A nice example? This is how Leonard Pitts (Miami Herald columnist) expressed his disappointment regarding modern politicians’ lifestyles:
“I do know a con when I see one. And in politics, I see them all the time. We are courted by blow-dried, focus-grouped, stage-managed, photo-opped, sloganeering, false-smiling, hand-clasping, back-slapping would-be leaders who say they feel our pain and understand our concerns and maybe sometimes they do, but all too often, it seems they feel little and understand less. Superficiality gleams in their perfect teeth and scripted lines. They work hard to make style look just like substance.”
— Source
4. Litotes
It’s an understatement in which the negative of the contrary expresses an affirmative.
This is best understood with an example:
“You’re not a bad writer.”
— People who think I’m bad but don’t want to offend me
5. Anthimeria
It happens when you transform a word of a certain ‘word class’ into another. For example, if using a noun as a verb.
So, when you hear someone saying…
“She zoomed me but I wasn't home.”
…they’re not only unbearable for their word choice - no! - they’re also delivering an anthimeria on the spot.
6. Aporia
“You got fired? They say you weren't good enough? Really?”
— False friends
Aporia is in place when you make faked or sincere puzzled questioning (more often? Faked ones).
7. Accumulation
It happens when you accumulate arguments concisely and forcefully.

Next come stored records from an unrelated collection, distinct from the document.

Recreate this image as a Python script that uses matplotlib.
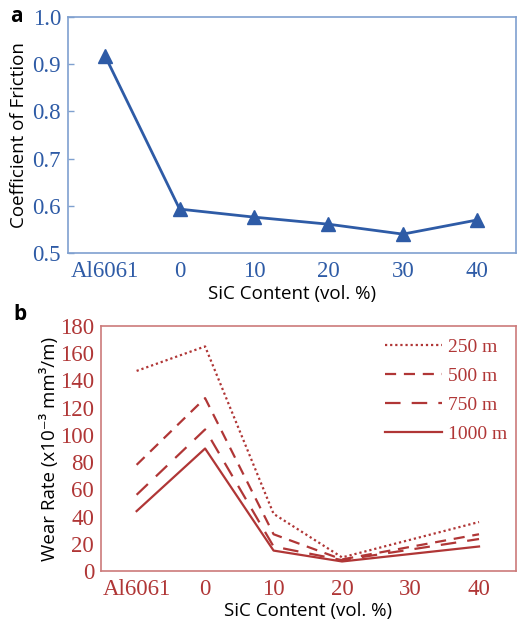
import numpy as np
import matplotlib

matplotlib.use("Agg")
import matplotlib.pyplot as plt


categories = ["Al6061", "0", "10", "20", "30", "40"]

# friction coefficient, one value per category
cof = [0.917, 0.593, 0.576, 0.561, 0.540, 0.570]

# wear rate (x1e-3 mm3/m); measured at Al6061, 0, 10, 20 and 40 vol.% SiC
wear_cats = ["Al6061", "0", "10", "20", "40"]
wear_250 = [147, 165, 42, 10, 36]
wear_500 = [78, 127, 27, 8.5, 27]
wear_750 = [56, 104, 18, 8, 23.5]
wear_1000 = [44, 90, 15, 7, 18]
distances = ["250 m", "500 m", "750 m", "1000 m"]

blue = "#2e5ba6"
blue_spine = "#7fa0cf"
red = "#b03636"
red_spine = "#cc7a7a"

serif = ["Liberation Serif", "DejaVu Serif"]
sans = ["Open Sans", "DejaVu Sans"]

W, H = 517, 624
fig = plt.figure(figsize=(W / 100, H / 100), dpi=100)


def px_axes(left, top, right, bottom):
    return fig.add_axes([left / W, 1 - bottom / H, (right - left) / W, (bottom - top) / H])


x_pos = np.arange(len(categories))

# ---- panel a: coefficient of friction ----
ax1 = px_axes(68, 17, 516, 253)
ax1.plot(x_pos, cof, color=blue, lw=2, marker="^", ms=9.5)
ax1.set_xlim(-0.5, 5.52)
ax1.set_ylim(0.5, 1.0)
ax1.set_yticks([0.5, 0.6, 0.7, 0.8, 0.9, 1.0])
ax1.set_yticklabels(["0.5", "0.6", "0.7", "0.8", "0.9", "1.0"])
ax1.set_xticks(x_pos)
ax1.set_xticklabels(categories)
ax1.tick_params(axis="y", direction="in", length=4, width=1, color=blue_spine, pad=5)
ax1.tick_params(axis="x", length=0, pad=6)
for lab in ax1.get_xticklabels() + ax1.get_yticklabels():
    lab.set_family(serif)
    lab.set_fontsize(16.5)
    lab.set_color(blue)
for sp in ax1.spines.values():
    sp.set_color(blue_spine)
    sp.set_linewidth(1.2)
ax1.set_ylabel("Coefficient of Friction", family=sans, fontsize=13.5, labelpad=3)
ax1.set_xlabel("SiC Content (vol. %)", family=sans, fontsize=13.5, labelpad=2)
fig.text(16 / W, 1 - 17 / H, "a", family=sans, fontsize=15, fontweight="bold",
         ha="center", va="center")

# ---- panel b: wear rate ----
ax2 = px_axes(101, 326, 516, 571)
wx = [categories.index(c) for c in wear_cats]
styles = [(0, (1, 1.3)), (0, (5, 3.5)), (0, (7, 5)), "-"]
for vals, ls, name in zip([wear_250, wear_500, wear_750, wear_1000], styles, distances):
    ax2.plot(wx, vals, color=red, lw=1.6, linestyle=ls, label=name)
ax2.set_xlim(-0.52, 5.54)
ax2.set_ylim(0, 180)
ax2.set_yticks(np.arange(0, 181, 20))
ax2.set_xticks(x_pos)
ax2.set_xticklabels(categories)
ax2.tick_params(length=0)
ax2.tick_params(axis="y", pad=5)
ax2.tick_params(axis="x", pad=6)
for lab in ax2.get_xticklabels() + ax2.get_yticklabels():
    lab.set_family(serif)
    lab.set_fontsize(16.5)
    lab.set_color(red)
for sp in ax2.spines.values():
    sp.set_color(red_spine)
    sp.set_linewidth(1.2)
ax2.set_ylabel("Wear Rate (x10\u207b\u00b3 mm\u00b3/m)", family=sans, fontsize=13.5, labelpad=1)
ax2.set_xlabel("SiC Content (vol. %)", family=sans, fontsize=13.5, labelpad=1)

leg = ax2.legend(loc="upper right", frameon=False, handlelength=2.9, handletextpad=0.3,
                 labelspacing=0.58, prop={"family": serif, "size": 14},
                 bbox_to_anchor=(1.02, 1.02))
for t in leg.get_texts():
    t.set_color(red)
fig.text(20 / W, 1 - 315 / H, "b", family=sans, fontsize=15, fontweight="bold",
         ha="center", va="center")

fig.savefig("out.png", dpi=100)
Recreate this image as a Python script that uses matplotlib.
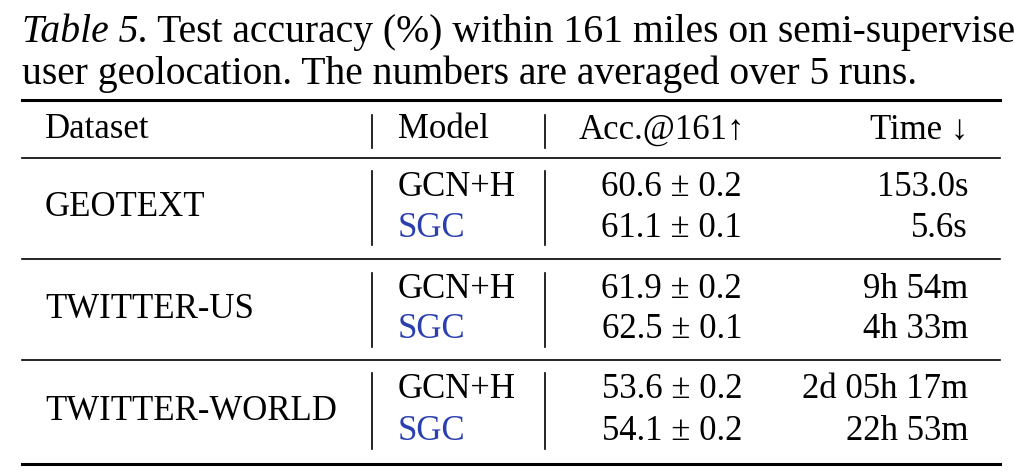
import matplotlib.pyplot as plt
from matplotlib.lines import Line2D

W, H = 1014, 474
datasets = ["GEOTEXT", "TWITTER-US", "TWITTER-WORLD"]
models = ["GCN+H", "SGC"]
acc_mean = [[60.6, 61.1], [61.9, 62.5], [53.6, 54.1]]
acc_std = [[0.2, 0.1], [0.2, 0.1], [0.2, 0.2]]
times = [["153.0s", "5.6s"], ["9h 54m", "4h 33m"], ["2d 05h 17m", "22h 53m"]]

plt.rcParams['font.family'] = ['Liberation Serif', 'DejaVu Serif']
fig = plt.figure(figsize=(W / 100, H / 100), dpi=100)
ax = fig.add_axes([0, 0, 1, 1])
ax.set_xlim(0, W)
ax.set_ylim(H, 0)
ax.axis("off")

fs = 25
tfs = 28.5
blue = "#2a3fb0"

def hline(y, lw):
    ax.add_line(Line2D([22, 1000], [y, y], color="black", lw=lw))

def vsep(y0, y1):
    for x in (372, 545):
        ax.add_line(Line2D([x, x], [y0, y1], color="black", lw=1.2))

t = ax.text(22, 42, "Table 5.", fontsize=tfs, style="italic", va="baseline")
ax.annotate(" Test accuracy (%) within 161 miles on semi-supervised",
            xy=(1, 0), xycoords=t, fontsize=tfs, va="bottom")
ax.text(22, 84, "user geolocation. The numbers are averaged over 5 runs.",
        fontsize=tfs, va="baseline")

hline(100, 2.2)
ax.text(45, 130, "Dataset", fontsize=fs, va="center")
ax.text(398, 130, "Model", fontsize=fs, va="center")
ax.text(745, 130, "Acc.@161↑", fontsize=fs, va="center", ha="right")
ax.text(968, 130, "Time ↓", fontsize=fs, va="center", ha="right")
vsep(115, 148)
hline(158, 1.2)

group_y = [(188, 228), (290, 330), (390, 432)]
for i, name in enumerate(datasets):
    y1, y2 = group_y[i]
    ax.text(45, (y1 + y2) / 2, name, fontsize=fs, va="center")
    vsep(y1 - 17, y2 + 17)
    for j, y in enumerate((y1, y2)):
        ax.text(398, y, models[j], fontsize=fs, va="center",
                color=blue if models[j] == "SGC" else "black")
        ax.text(742, y, f"{acc_mean[i][j]:.1f} ± {acc_std[i][j]:.1f}",
                fontsize=fs, va="center", ha="right")
        ax.text(968, y, times[i][j], fontsize=fs, va="center", ha="right")
    if i < 2:
        hline((y2 + group_y[i + 1][0]) / 2, 1.2)

hline(464, 2.2)
fig.savefig("out.png", dpi=100)
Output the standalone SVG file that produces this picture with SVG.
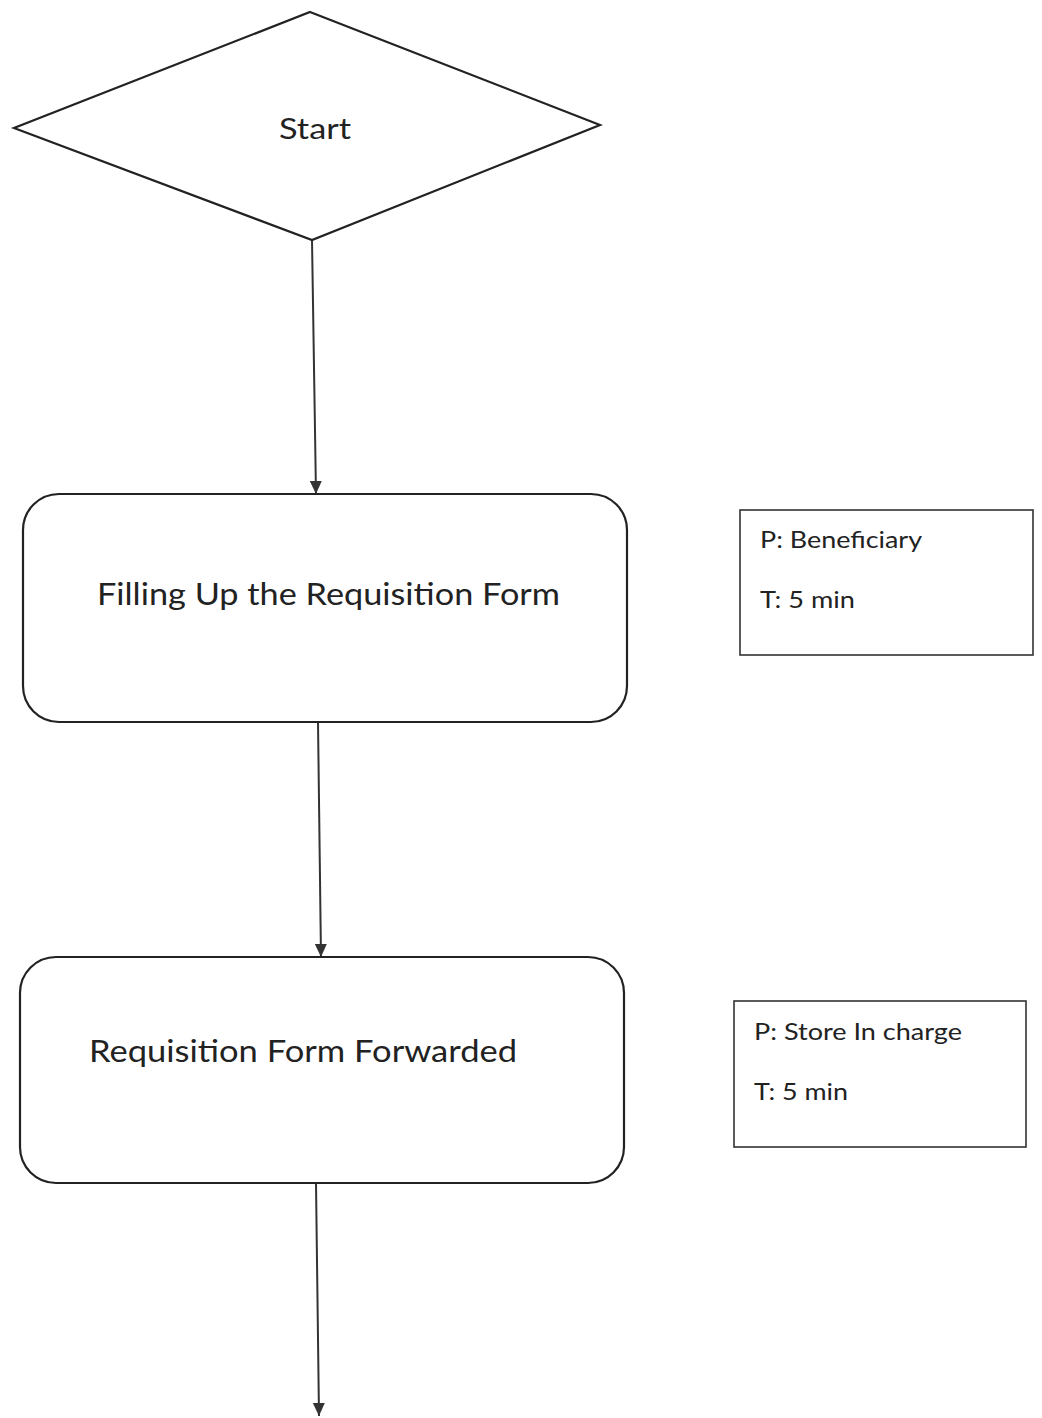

“Your organization, your vigilance, your devotion to duty, your zeal for the cause must be raised to the highest intensity.”
— Winston Churchill
Accumulation is a classic, and we all use it. Think, for example, of the last fight you had: how many arguments did you accumulate in your statements?
8. Hendiatris
This figure of speech is used for emphasis: three words that express one single idea.
“Tonight? Netflix, Chinese, and beer”
— Every normal person I know on a Tuesday
The sentence ‘Netflix, Chinese, and beer’ emphasises the single (and simple) reality that we stay home on Tuesdays nights.
9. Paradiastole
Good one! This is the lovely reframing of vices as virtues - often performed with the use of euphemism.
“Disobedience, in the eyes of anyone who has read history, is man's original virtue. It is through disobedience that progress has been made, through disobedience and through rebellion.”
— Oscar Wilde
Procrastination is my main virtue, for example.
10. Distinctio
It occurs when you define or specify the meaning of a word/phrase you use.
I think there is no need to give an example here: you get the idea, you know how annoying it can be, and you are probably already thinking of that person who does it all the time (if you are that person, well, your friends hate you).
11. Apophasis
Apophasis is a rhetorical device derived from irony and consists of bringing up a subject by denying that it should be brought up.
A classic, albeit often denigrated, political tactic.
“Why would Kim Jong-un insult me by calling me 'old,' when I would never call him 'short and fat'?”
— You can guess this one
12. Grandiloquence
Oh dear, this is my last gift.
You will spot it, for example, in pompous speeches that are clearly intended to impress. In fact, we define ‘grandiloquence’ as the use of lofty and extravagant language.
I have saved this for last as an open invitation to vanity.
I hope the idea will seduce you.
“Curiosity is only vanity.
We usually only want to know something so that we can talk about it.”